■ Request:
In the listing that follows, retype every line from the first through the one containing "from matplotlib import pyplot as plt". Pictures are to be left out.

■ Available data:
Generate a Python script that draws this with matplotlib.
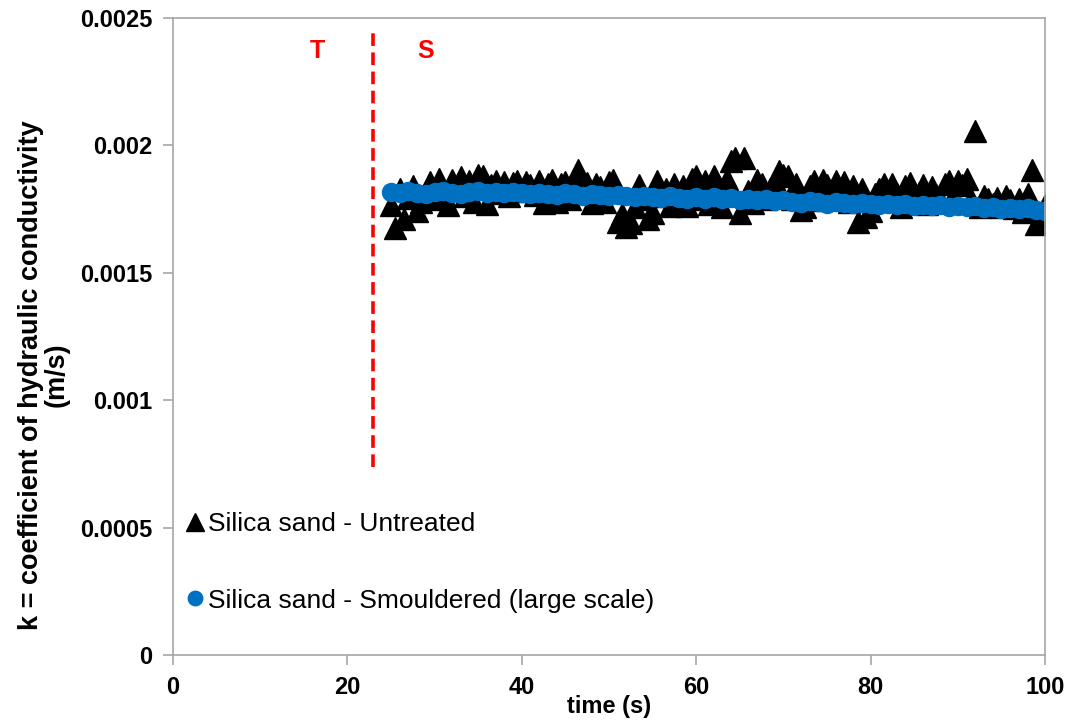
import numpy as np
import matplotlib
matplotlib.use("Agg")
from matplotlib import pyplot as plt

# untreated silica sand, k (m/s) sampled every 0.5 s
t_untreated = [
  25.0, 25.5, 26.0, 26.5, 27.0, 27.5, 28.0, 28.5, 29.0, 29.5,
  30.0, 30.5, 31.0, 31.5, 32.0, 32.5, 33.0, 33.5, 34.0, 34.5,
  35.0, 35.5, 36.0, 36.5, 37.0, 37.5, 38.0, 38.5, 39.0, 39.5,
  40.0, 40.5, 41.0, 41.5, 42.0, 42.5, 43.0, 43.5, 44.0, 44.5,
  45.0, 45.5, 46.0, 46.5, 47.0, 47.5, 48.0, 48.5, 49.0, 49.5,
  50.0, 50.5, 51.0, 51.5, 52.0, 52.5, 53.0, 53.5, 54.0, 54.5,
  55.0, 55.5, 56.0, 56.5, 57.0, 57.5, 58.0, 58.5, 59.0, 59.5,
  60.0, 60.5, 61.0, 61.5, 62.0, 62.5, 63.0, 63.5, 64.0, 64.5,
  65.0, 65.5, 66.0, 66.5, 67.0, 67.5, 68.0, 68.5, 69.0, 69.5,
  70.0, 70.5, 71.0, 71.5, 72.0, 72.5, 73.0, 73.5, 74.0, 74.5,
  75.0, 75.5, 76.0, 76.5, 77.0, 77.5, 78.0, 78.5, 79.0, 79.5,
  80.0, 80.5, 81.0, 81.5, 82.0, 82.5, 83.0, 83.5, 84.0, 84.5,
  85.0, 85.5, 86.0, 86.5, 87.0, 87.5, 88.0, 88.5, 89.0, 89.5,
  90.0, 90.5, 91.0, 91.5, 92.0, 92.5, 93.0, 93.5, 94.0, 94.5,
  95.0, 95.5, 96.0, 96.5, 97.0, 97.5, 98.0, 98.5, 99.0, 99.5,
  100.0,
]
k_untreated = [
  0.001765, 0.001676, 0.001830, 0.001712, 0.001795, 0.001840, 0.001742, 0.001780, 0.001820, 0.001858,
  0.001790, 0.001870, 0.001812, 0.001766, 0.001865, 0.001825, 0.001875, 0.001800, 0.001860, 0.001778,
  0.001884, 0.001880, 0.001770, 0.001845, 0.001862, 0.001815, 0.001858, 0.001800, 0.001852, 0.001860,
  0.001822, 0.001855, 0.001845, 0.001805, 0.001860, 0.001775, 0.001850, 0.001866, 0.001780, 0.001848,
  0.001858, 0.001790, 0.001870, 0.001905, 0.001815, 0.001852, 0.001776, 0.001850, 0.001835, 0.001778,
  0.001855, 0.001866, 0.001700, 0.001730, 0.001680, 0.001695, 0.001760, 0.001845, 0.001790, 0.001712,
  0.001735, 0.001860, 0.001800, 0.001830, 0.001762, 0.001850, 0.001780, 0.001840, 0.001762, 0.001870,
  0.001880, 0.001790, 0.001862, 0.001770, 0.001880, 0.001845, 0.001760, 0.001870, 0.001940, 0.001950,
  0.001735, 0.001950, 0.001820, 0.001775, 0.001865, 0.001850, 0.001790, 0.001830, 0.001862, 0.001900,
  0.001884, 0.001880, 0.001790, 0.001850, 0.001745, 0.001760, 0.001840, 0.001860, 0.001785, 0.001865,
  0.001845, 0.001790, 0.001862, 0.001820, 0.001855, 0.001778, 0.001840, 0.001700, 0.001830, 0.001720,
  0.001742, 0.001810, 0.001830, 0.001850, 0.001790, 0.001848, 0.001810, 0.001760, 0.001840, 0.001852,
  0.001800, 0.001815, 0.001845, 0.001770, 0.001835, 0.001805, 0.001790, 0.001850, 0.001860, 0.001800,
  0.001862, 0.001845, 0.001870, 0.001790, 0.002055, 0.001760, 0.001800, 0.001790, 0.001770, 0.001795,
  0.001760, 0.001800, 0.001785, 0.001755, 0.001790, 0.001740, 0.001810, 0.001905, 0.001690, 0.001720,
  0.001765,
]

# smouldered silica sand (large scale), one reading per second
t_smouldered = [
  25, 26, 27, 28, 29, 30, 31, 32, 33, 34, 35, 36, 37, 38, 39, 40, 41, 42, 43,
  44, 45, 46, 47, 48, 49, 50, 51, 52, 53, 54, 55, 56, 57, 58, 59, 60, 61, 62,
  63, 64, 65, 66, 67, 68, 69, 70, 71, 72, 73, 74, 75, 76, 77, 78, 79, 80, 81,
  82, 83, 84, 85, 86, 87, 88, 89, 90, 91, 92, 93, 94, 95, 96, 97, 98, 99, 100,
]
k_smouldered = [
  0.001818, 0.001812, 0.001820, 0.001815, 0.001811, 0.001819, 0.001822, 0.001814, 0.001810, 0.001817,
  0.001821, 0.001813, 0.001816, 0.001812, 0.001818, 0.001814, 0.001810, 0.001815, 0.001811, 0.001806,
  0.001812, 0.001808, 0.001803, 0.001809, 0.001805, 0.001800, 0.001806, 0.001802, 0.001797, 0.001803,
  0.001799, 0.001794, 0.001800, 0.001795, 0.001789, 0.001796, 0.001791, 0.001797, 0.001788, 0.001793,
  0.001786, 0.001790, 0.001784, 0.001789, 0.001782, 0.001786, 0.001780, 0.001776, 0.001783, 0.001778,
  0.001772, 0.001779, 0.001774, 0.001769, 0.001775, 0.001770, 0.001766, 0.001772, 0.001767, 0.001771,
  0.001764, 0.001768, 0.001761, 0.001766, 0.001760, 0.001764, 0.001757, 0.001762, 0.001755, 0.001759,
  0.001752, 0.001756, 0.001749, 0.001754, 0.001746, 0.001742,
]

x_ticks = [0, 20, 40, 60, 80, 100]
y_ticks = [0, 0.0005, 0.001, 0.0015, 0.002, 0.0025]
y_tick_labels = ["0", "0.0005", "0.001", "0.0015", "0.002", "0.0025"]

t_transition = 23  # T | S boundary

plt.rcParams["font.family"] = ["Liberation Sans", "DejaVu Sans"]

fig = plt.figure(figsize=(10.74, 7.2), dpi=100)
ax = fig.add_axes([0.161, 0.090, 0.812, 0.885])

ax.plot(t_untreated, k_untreated, linestyle="none", marker="^", markersize=16,
        color="black", label="Silica sand - Untreated")
ax.plot(t_smouldered, k_smouldered, linestyle="none", marker="o", markersize=13,
        color="#0070C0", label="Silica sand - Smouldered (large scale)")

ax.axvline(t_transition, ymin=0.295, ymax=0.985, color="#FF0000", linewidth=2.6,
           dashes=(3.5, 1.8))
ax.text(16.6, 0.00237, "T", color="#FF0000", fontsize=18, fontweight="bold",
        ha="center", va="center")
ax.text(29.0, 0.00237, "S", color="#FF0000", fontsize=18, fontweight="bold",
        ha="center", va="center")

ax.set_xlim(0, 100)
ax.set_ylim(0, 0.0025)
ax.set_xticks(x_ticks)
ax.set_yticks(y_ticks)
ax.set_yticklabels(y_tick_labels)

for s in ax.spines.values():
  s.set_color("#A6A6A6")
  s.set_linewidth(1.2)
ax.tick_params(axis="both", direction="out", length=7, width=1.2, color="#A6A6A6",
               labelsize=17, pad=8)
for lbl in ax.get_xticklabels() + ax.get_yticklabels():
  lbl.set_fontweight("bold")

ax.set_xlabel("time (s)", fontsize=17, fontweight="bold")
ax.xaxis.set_label_coords(0.5, -0.062)
ax.set_ylabel("k = coefficient of hydraulic conductivity\n(m/s)", fontsize=19.5,
              fontweight="bold", linespacing=1.0)
ax.yaxis.set_label_coords(-0.118, 0.44)

ax.legend(loc="lower left", bbox_to_anchor=(-0.007, 0.038), frameon=False, fontsize=19,
          markerscale=0.8, handlelength=0.7, handletextpad=0.15, labelspacing=2.0,
          borderaxespad=0.3)

fig.savefig("out.png", dpi=100)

■ Reply:
Generate a Python script that draws this with matplotlib.
import numpy as np
import matplotlib
matplotlib.use("Agg")
from matplotlib import pyplot as plt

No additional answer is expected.